Other possible asteroid deflection methods include using a spacecraft's gravitational pull to gently change the orbit of an asteroid—a process much slower than a kinetic impactor—or using nuclear explosions to push an asteroid off course. But so far the DART mission is the only planned technological demonstration of a deflection technique—and international treaties forbid the nuclear option.
Another mission, Japan's Hayabusa2 that returned samples of asteroid Ryugu to Earth last year, is scheduled to visit an extremely small asteroid called 1998 KY26 in 2031. At just 30 metres across, it will be the smallest asteroid ever visited by a spacecraft—but it's a rendezvous that could give us crucial information on these small bodies.
"It is a super-fast rotating object, less than ten minutes," said Dr. Michel. "That is the kind of object we want to understand. What does it mean to rotate so fast?" Answering this question could tell us, for example, how the object is able to stay together despite its fast rotation.

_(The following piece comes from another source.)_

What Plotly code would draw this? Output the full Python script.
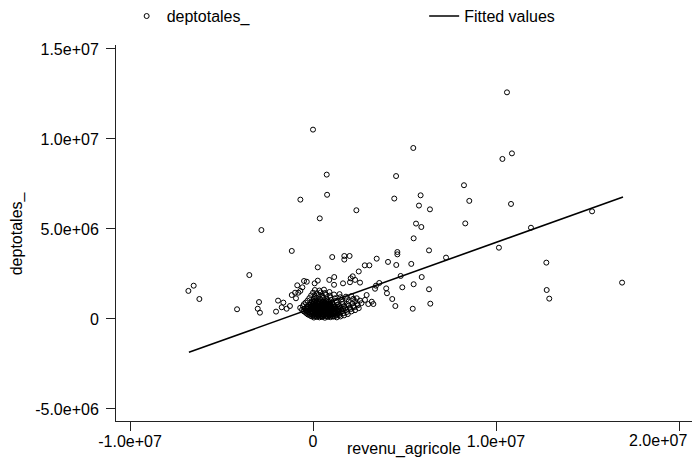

Understanding smaller asteroids—which are hard to track but hit us more often than larger asteroids—and developing rapid response techniques to evacuate local areas in the event of an impact, alongside testing ways to deflect larger asteroids, will be crucial in protecting Earth in the future. And while none of the latter pose a danger for the time being, it is vital that we are prepared for any eventuality.
"Fortunately, the famous dinosaur-killer event is a once in every 100 million years event," said Dr. Perozzi. "But that doesn't mean there aren't more frequent and dangerous impacts on a regional scale. We need to be ready."